▸ What needs to be done
Leave out the pictures and copy everything else below exactly.

▸ Recorded information
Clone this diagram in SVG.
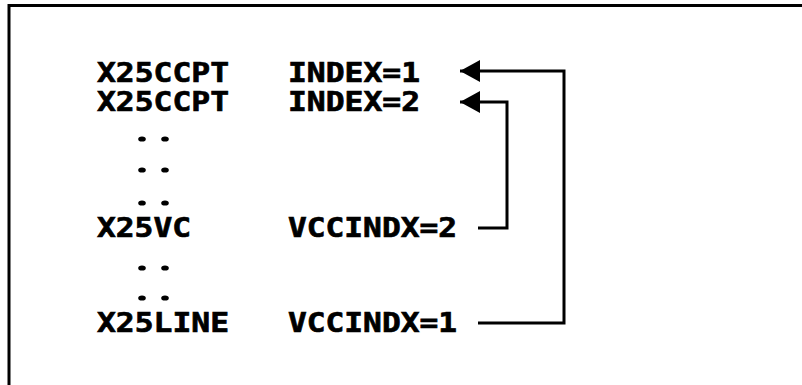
<svg xmlns="http://www.w3.org/2000/svg" width="802" height="385" viewBox="0 0 802 385">
  <style>
    .lbl { font-family: "DejaVu Sans Mono", "Liberation Mono", monospace; font-weight: bold; font-size: 27px; fill: #000; stroke: #000; stroke-width: 0.7; }
    .frame { stroke: #000; stroke-width: 3; fill: none; }
    .link { stroke: #000; stroke-width: 3; fill: none; stroke-linejoin: miter; stroke-linecap: butt; }
    .dot { fill: #000; }
  </style>
  <defs>
    <marker id="arrowhead" markerUnits="userSpaceOnUse" markerWidth="22" markerHeight="24" refX="20" refY="11" orient="auto">
      <path d="M0,0 L20,11 L0,22 Z" fill="#000"/>
    </marker>
  </defs>
  <rect width="802" height="385" fill="#fff"/>

  <!-- page frame: top and left edges -->
  <path class="frame" d="M9,385 L9,5.5 L802,5.5"/>

  <g id="row-x25ccpt-1">
    <text class="lbl" x="97" y="82" textLength="132" lengthAdjust="spacingAndGlyphs">X25CCPT</text>
    <text class="lbl" x="288" y="82" textLength="132" lengthAdjust="spacingAndGlyphs">INDEX=1</text>
  </g>
  <g id="row-x25ccpt-2">
    <text class="lbl" x="97" y="111" textLength="132" lengthAdjust="spacingAndGlyphs">X25CCPT</text>
    <text class="lbl" x="288" y="111" textLength="132" lengthAdjust="spacingAndGlyphs">INDEX=2</text>
  </g>
  <g id="row-x25vc">
    <text class="lbl" x="97" y="237" textLength="94" lengthAdjust="spacingAndGlyphs">X25VC</text>
    <text class="lbl" x="288" y="237" textLength="169" lengthAdjust="spacingAndGlyphs">VCCINDX=2</text>
  </g>
  <g id="row-x25line">
    <text class="lbl" x="97" y="332" textLength="132" lengthAdjust="spacingAndGlyphs">X25LINE</text>
    <text class="lbl" x="288" y="332" textLength="169" lengthAdjust="spacingAndGlyphs">VCCINDX=1</text>
  </g>

  <!-- vertical ellipsis marks between rows -->
  <g id="gaps">
    <ellipse class="dot" cx="142" cy="139" rx="3.8" ry="2.6"/>
    <ellipse class="dot" cx="165" cy="139" rx="3.8" ry="2.6"/>
    <ellipse class="dot" cx="142" cy="170" rx="3.8" ry="2.6"/>
    <ellipse class="dot" cx="165" cy="170" rx="3.8" ry="2.6"/>
    <ellipse class="dot" cx="142" cy="203" rx="3.8" ry="2.6"/>
    <ellipse class="dot" cx="165" cy="203" rx="3.8" ry="2.6"/>
    <ellipse class="dot" cx="142" cy="268" rx="3.8" ry="2.6"/>
    <ellipse class="dot" cx="165" cy="268" rx="3.8" ry="2.6"/>
    <ellipse class="dot" cx="142" cy="298" rx="3.8" ry="2.6"/>
    <ellipse class="dot" cx="165" cy="298" rx="3.8" ry="2.6"/>
  </g>

  <g id="connectors">
    <path class="link" d="M478,323 L564,323 L564,71 L460,71" marker-end="url(#arrowhead)"/>
    <path class="link" d="M478,228 L507,228 L507,102 L460,102" marker-end="url(#arrowhead)"/>
  </g>
</svg>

▸ Result of this task
Clone this diagram in SVG.
<svg xmlns="http://www.w3.org/2000/svg" width="802" height="385" viewBox="0 0 802 385">
  <style>
    .lbl { font-family: "DejaVu Sans Mono", "Liberation Mono", monospace; font-weight: bold; font-size: 27px; fill: #000; stroke: #000; stroke-width: 0.7; }
    .frame { stroke: #000; stroke-width: 3; fill: none; }
    .link { stroke: #000; stroke-width: 3; fill: none; stroke-linejoin: miter; stroke-linecap: butt; }
    .dot { fill: #000; }
  </style>
  <defs>
    <marker id="arrowhead" markerUnits="userSpaceOnUse" markerWidth="22" markerHeight="24" refX="20" refY="11" orient="auto">
      <path d="M0,0 L20,11 L0,22 Z" fill="#000"/>
    </marker>
  </defs>
  <rect width="802" height="385" fill="#fff"/>

  <!-- page frame: top and left edges -->
  <path class="frame" d="M9,385 L9,5.5 L802,5.5"/>

  <g id="row-x25ccpt-1">
    <text class="lbl" x="97" y="82" textLength="132" lengthAdjust="spacingAndGlyphs">X25CCPT</text>
    <text class="lbl" x="288" y="82" textLength="132" lengthAdjust="spacingAndGlyphs">INDEX=1</text>
  </g>
  <g id="row-x25ccpt-2">
    <text class="lbl" x="97" y="111" textLength="132" lengthAdjust="spacingAndGlyphs">X25CCPT</text>
    <text class="lbl" x="288" y="111" textLength="132" lengthAdjust="spacingAndGlyphs">INDEX=2</text>
  </g>
  <g id="row-x25vc">
    <text class="lbl" x="97" y="237" textLength="94" lengthAdjust="spacingAndGlyphs">X25VC</text>
    <text class="lbl" x="288" y="237" textLength="169" lengthAdjust="spacingAndGlyphs">VCCINDX=2</text>
  </g>
  <g id="row-x25line">
    <text class="lbl" x="97" y="332" textLength="132" lengthAdjust="spacingAndGlyphs">X25LINE</text>
    <text class="lbl" x="288" y="332" textLength="169" lengthAdjust="spacingAndGlyphs">VCCINDX=1</text>
  </g>

  <!-- vertical ellipsis marks between rows -->
  <g id="gaps">
    <ellipse class="dot" cx="142" cy="139" rx="3.8" ry="2.6"/>
    <ellipse class="dot" cx="165" cy="139" rx="3.8" ry="2.6"/>
    <ellipse class="dot" cx="142" cy="170" rx="3.8" ry="2.6"/>
    <ellipse class="dot" cx="165" cy="170" rx="3.8" ry="2.6"/>
    <ellipse class="dot" cx="142" cy="203" rx="3.8" ry="2.6"/>
    <ellipse class="dot" cx="165" cy="203" rx="3.8" ry="2.6"/>
    <ellipse class="dot" cx="142" cy="268" rx="3.8" ry="2.6"/>
    <ellipse class="dot" cx="165" cy="268" rx="3.8" ry="2.6"/>
    <ellipse class="dot" cx="142" cy="298" rx="3.8" ry="2.6"/>
    <ellipse class="dot" cx="165" cy="298" rx="3.8" ry="2.6"/>
  </g>

  <g id="connectors">
    <path class="link" d="M478,323 L564,323 L564,71 L460,71" marker-end="url(#arrowhead)"/>
    <path class="link" d="M478,228 L507,228 L507,102 L460,102" marker-end="url(#arrowhead)"/>
  </g>
</svg>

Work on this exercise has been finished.